Tech giant Microsoft, for example, trades at 35.28 times forward earnings, and chip powerhouse Nvidia (NVDA) sits at 35.42x. So while Meta isn’t a bargain-bin pick, its pricing looks relatively balanced for a company with its scale, momentum, and growth ambitions.

Inside Meta’s Q1 Earnings Report

Following Meta’s first quarter earnings report published on April 30, which blew past both Wall Street’s top and bottom line forecasts, shares of the social media giant closed up roughly 4.2% in the very next trading session. Sales for the quarter shot up 16% annually to $42.3 billion, surpassing Wall Street’s forecasted figure of $41.4 billion. Bottom line growth was even more impressive, with EPS climbing a notable 37% year over year to $6.43 per share, topping estimates by an impressive 23.2% margin

Meta's advertising business has demonstrated remarkable resilience, showcasing robust growth in key metrics. Ad impressions saw a 5% increase year-over-year, while the average price per ad experienced a significant 10% rise. Beyond just ads, user engagement across Meta's apps remains exceptionally robust. 

In March 2025, the company's family of apps hit 3.4 billion daily active people, marking a healthy 6% jump from the previous year. Moreover, the company's operational efficiency was also evident, as its operating margin improved to 41% from 38% in the same quarter of the previous year, reflecting effective cost management.

CEO Mark Zuckerberg further emphasized the company's significant progress on its AI initiatives, particularly highlighting AI glasses and Meta AI, which now boasts nearly 1 billion monthly active users. The CEO stated, “We've had a strong start to an important year, our community continues to grow and our business is performing very well.”

Looking ahead, Meta is painting a bright picture for the second quarter, with an optimistic revenue projection of $42.5 billion to $45.5 billion. The company has also increased its fiscal 2025 capital expenditure outlook to range between $64 billion and $72 billion, up from the previous range of $60 billion to $65 billion. This boost signals a strategic intensification of Meta’s AI efforts. The company is channeling more capital into additional data center investments, which are crucial for powering its advanced AI initiatives. 

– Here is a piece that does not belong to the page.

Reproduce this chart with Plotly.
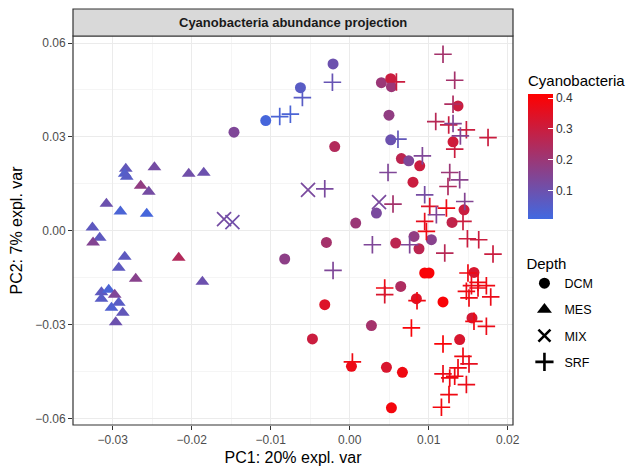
import plotly.graph_objects as go

# ---------------- data ----------------
# DCM (circles)
dcm_pc1 = [-0.00211, -0.00624, -0.01063, -0.01465, -0.00190, -0.00295, -0.00823, -0.00316, -0.00472, 0.00022,
           0.00401, 0.00519, 0.00528, 0.01371, 0.00497, 0.01308, 0.00519, 0.00654, 0.00747, 0.00886,
           0.00801, 0.00338, 0.00076, 0.01447, 0.01295, 0.00814, 0.01034, 0.00877, 0.00582, 0.00949,
           0.01004, 0.01573, 0.00646, 0.00844, 0.01181, 0.01548, 0.00275, 0.01392, 0.00465, 0.00667,
           0.00528]
dcm_pc2 = [0.05330, 0.04574, 0.03521, 0.03150, 0.02691, -0.00373, -0.00903, -0.02362, -0.03457, -0.04331,
           0.04733, 0.04861, 0.04606, 0.03990, 0.03693, 0.02841, 0.02905, 0.02308, 0.02234, 0.02075,
           0.01554, 0.00565, 0.00246, 0.00670, 0.00265, -0.00182, -0.00287, -0.00575, -0.00393, -0.01350,
           -0.01350, -0.01331, -0.01778, -0.02170, -0.02276, -0.02786, -0.03032, -0.03479, -0.04363, -0.04523,
           -0.05659]
dcm_cyano = [0.10, 0.06, 0.02, 0.14, 0.25, 0.22, 0.17, 0.34, 0.30, 0.37,
             0.20, 0.30, 0.20, 0.30, 0.18, 0.31, 0.10, 0.27, 0.14, 0.30,
             0.30, 0.13, 0.20, 0.30, 0.28, 0.18, 0.16, 0.27, 0.27, 0.40,
             0.40, 0.33, 0.24, 0.34, 0.40, 0.32, 0.22, 0.33, 0.33, 0.38,
             0.39]

# MES (triangles)
mes_pc1 = [-0.02835, -0.02848, -0.02823, -0.02472, -0.02038, -0.01848, -0.02646, -0.02544, -0.03080, -0.02903,
           -0.02570, -0.03257, -0.03165, -0.03249, -0.02848, -0.02924, -0.02165, -0.02709, -0.01865, -0.03143,
           -0.03051, -0.02975, -0.03143, -0.02924, -0.03016, -0.02873, -0.02962]
mes_pc2 = [0.01979, 0.01819, 0.01724, 0.02033, 0.01819, 0.01851, 0.01436, 0.01245, 0.00862, 0.00616,
           0.00543, 0.00105, -0.00223, -0.00373, -0.00830, -0.01181, -0.00862, -0.01532, -0.01628, -0.01969,
           -0.01883, -0.02043, -0.02170, -0.02298, -0.02458, -0.02617, -0.02927]
mes_cyano = [0.08, 0.05, 0.06, 0.12, 0.11, 0.10, 0.18, 0.12, 0.10, 0.03,
             0.02, 0.07, 0.07, 0.15, 0.07, 0.07, 0.25, 0.16, 0.10, 0.07,
             0.03, 0.14, 0.06, 0.06, 0.04, 0.08, 0.10]

# MIX (x)
mix_pc1 = [-0.01591, -0.01485, -0.00528, 0.00371]
mix_pc2 = [0.00373, 0.00278, 0.01309, 0.00916]
mix_cyano = [0.12, 0.11, 0.13, 0.13]

# SRF (+)
srf_pc1 = [-0.00219, -0.00599, -0.00751, -0.00886, -0.00316, -0.00211, 0.01181, 0.01329, 0.00591, 0.01308,
           0.01089, 0.01253, 0.01308, 0.01477, 0.01751, 0.01401, 0.01329, 0.00611, 0.00920, 0.00485,
           0.01266, 0.01392, 0.01244, 0.00949, 0.00548, 0.01456, 0.01013, 0.01224, 0.01097, 0.00949,
           0.01434, 0.00971, 0.00759, 0.00287, 0.01490, 0.01633, 0.01203, 0.01814, 0.01497, 0.01624,
           0.01541, 0.01730, 0.00443, 0.00443, 0.00852, 0.01477, 0.01624, 0.01510, 0.01785, 0.01573,
           0.01730, 0.00781, 0.01181, 0.01434, 0.01510, 0.01371, 0.00034, 0.01181, 0.01266, 0.01329,
           0.01477, 0.01257, 0.01161]
srf_pc2 = [0.04746, 0.04255, 0.03725, 0.03648, 0.01341, -0.01267, 0.05640, 0.04810, 0.04756, 0.04044,
           0.03489, 0.03383, 0.03425, 0.03224, 0.02978, 0.03032, 0.02608, 0.02927, 0.02394, 0.01861,
           0.01861, 0.01628, 0.01414, 0.01149, 0.00852, 0.00935, 0.00776, 0.00725, 0.00511, 0.00297,
           0.00297, -0.00022, -0.00447, -0.00447, -0.00255, -0.00287, -0.00712, -0.00744, -0.01350, -0.01650,
           -0.01755, -0.01755, -0.01829, -0.02043, -0.02234, -0.01937, -0.01829, -0.02148, -0.02116, -0.02895,
           -0.03055, -0.03106, -0.03616, -0.04012, -0.04255, -0.04382, -0.04191, -0.04574, -0.04702, -0.04650,
           -0.04915, -0.05235, -0.05640]
srf_cyano = [0.09, 0.06, 0.03, 0.03, 0.13, 0.14, 0.22, 0.22, 0.30, 0.24,
             0.26, 0.30, 0.15, 0.30, 0.30, 0.15, 0.30, 0.08, 0.14, 0.14,
             0.20, 0.16, 0.24, 0.12, 0.22, 0.15, 0.34, 0.38, 0.14, 0.36,
             0.30, 0.38, 0.14, 0.14, 0.30, 0.30, 0.26, 0.30, 0.38, 0.38,
             0.37, 0.38, 0.38, 0.33, 0.38, 0.38, 0.37, 0.38, 0.37, 0.38,
             0.37, 0.40, 0.40, 0.38, 0.36, 0.38, 0.38, 0.37, 0.38, 0.38,
             0.37, 0.38, 0.39]

depth_levels = ["DCM", "MES", "MIX", "SRF"]
cbar_ticks = [0.1, 0.2, 0.3, 0.4]
c_min, c_max = 0.009, 0.413

cscale = [[0, "rgb(65,105,225)"], [1, "rgb(255,0,0)"]]

FONT = "Liberation Sans, Arial, sans-serif"
PLOT_H = 389  # plot-area height in px (for paper positions)
PLOT_B = 425  # plot-area bottom in page px

fig = go.Figure()

def add_series(x, y, v, symbol, size, thin=False, showscale=False):
    marker = dict(symbol=symbol, size=size, color=v, colorscale=cscale, cmin=c_min, cmax=c_max,
                  opacity=1)
    if thin:
        marker["line"] = dict(width=1.7, color=v, colorscale=cscale, cmin=c_min, cmax=c_max)
    else:
        marker["line"] = dict(width=0)
    if showscale:
        marker["showscale"] = True
        marker["colorbar"] = dict(
            title=dict(text="Cyanobacteria", side="top", font=dict(size=15, family=FONT, color="#000")),
            tickvals=cbar_ticks, ticktext=[f"{t:.1f}" for t in cbar_ticks],
            ticks="inside", ticklen=5, tickcolor="white", tickwidth=1,
            tickfont=dict(size=12, family=FONT, color="#333"),
            lenmode="pixels", len=147, thickness=25, thicknessmode="pixels",
            x=1.034, xanchor="left", y=(PLOT_B - 72) / PLOT_H, yanchor="top",
            outlinewidth=0, xpad=0, ypad=0,
        )
    fig.add_trace(go.Scatter(x=x, y=y, mode="markers", marker=marker, showlegend=False,
                             hoverinfo="x+y"))

add_series(dcm_pc1, dcm_pc2, dcm_cyano, "circle", 11, showscale=True)
add_series(mes_pc1, mes_pc2, mes_cyano, "triangle-up", 12)
add_series(mix_pc1, mix_pc2, mix_cyano, "x-thin", 14, thin=True)
add_series(srf_pc1, srf_pc2, srf_cyano, "cross-thin", 12.5, thin=True)

# legend entries (shape key, black)
leg_sym = {"DCM": ("circle", 11, False), "MES": ("triangle-up", 13, False),
           "MIX": ("x-thin", 12, True), "SRF": ("cross-thin", 13, True)}
for lev in depth_levels:
    sym, sz, thin = leg_sym[lev]
    mk = dict(symbol=sym, size=sz, color="black")
    mk["line"] = dict(width=2.6, color="black") if thin else dict(width=0)
    fig.add_trace(go.Scatter(x=[None], y=[None], mode="markers", marker=mk, name=lev,
                             legendgroup=lev, showlegend=True))

axis_common = dict(
    showgrid=True, gridcolor="#ebebeb", gridwidth=1.1, zeroline=False,
    ticks="outside", ticklen=4, tickcolor="#333333", tickwidth=1,
    tickfont=dict(size=12, family=FONT, color="#4d4d4d"),
    showline=False, tickformat=".2f",
)

# the page body has an 8px margin, so the figure is 8px smaller than the window
fig.update_layout(
    width=629, height=460,
    margin=dict(l=65, r=124, t=28, b=43, autoexpand=False),
    paper_bgcolor="white", plot_bgcolor="white",
    font=dict(family=FONT),
    xaxis=dict(range=[-0.03503, 0.02067], tick0=0, dtick=0.01,
               minor=dict(showgrid=True, gridcolor="#f5f5f5", dtick=0.005, tick0=0),
               title=dict(text="PC1: 20% expl. var", font=dict(size=16, family=FONT, color="#000"), standoff=5),
               **axis_common),
    yaxis=dict(range=[-0.06208, 0.06224], tick0=0, dtick=0.03,
               minor=dict(showgrid=True, gridcolor="#f5f5f5", dtick=0.015, tick0=0),
               title=dict(text="PC2: 7% expl. var", font=dict(size=16, family=FONT, color="#000"), standoff=10),
               **axis_common),
    legend=dict(title=dict(text="Depth", font=dict(size=15, family=FONT, color="#000")),
                x=1.026, xanchor="left", y=(PLOT_B - 249) / PLOT_H, yanchor="top",
                font=dict(size=12.5, family=FONT, color="#000"),
                bgcolor="rgba(0,0,0,0)", tracegroupgap=7, itemwidth=30),
    shapes=[
        dict(type="rect", xref="paper", yref="paper", x0=0, x1=1, y0=0, y1=1,
             line=dict(color="#333333", width=1.2), fillcolor="rgba(0,0,0,0)", layer="above"),
        dict(type="rect", xref="paper", yref="paper", x0=0, x1=1, y0=1, y1=1 + 27 / PLOT_H,
             line=dict(color="#333333", width=1.2), fillcolor="#d9d9d9", layer="above"),
    ],
    annotations=[
        dict(text="<b>Cyanobacteria abundance projection</b>", xref="paper", yref="paper",
             x=0.5, y=1 + 13.5 / PLOT_H, xanchor="center", yanchor="middle", showarrow=False,
             font=dict(size=13, family=FONT, color="#1a1a1a")),
    ],
)

fig.write_html("out.html")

What Do Analysts Expect for Meta Stock? 

Overall, Wall Street is flashing the green flag for META, with a “Strong Buy” consensus reflecting widespread optimism about the stock’s growth prospects. Of the 53 analysts offering recommendations, 44 are giving it a solid “Strong Buy,” three suggest a “Moderate Buy,” four give a “Hold,” and only two advocate “Strong Sell.”

META’s average analyst price target of $698.42 is slightly below its current trading price. However, the Street-high price target of $935 suggests that the stock can still rally as much as 34% from here. 

While Meta and Scale AI are yet to officially confirm the swirling rumors, Meta’s monumental capital expenditure commitment for this year and its rapid advancements in AI clearly underscore its unwavering dedication to strengthening its AI capabilities. Additionally, given its recent stronger-than-expected financial performance and Wall Street’s resounding confidence in the company, it would be wise for investors to start paying close attention to the stock now.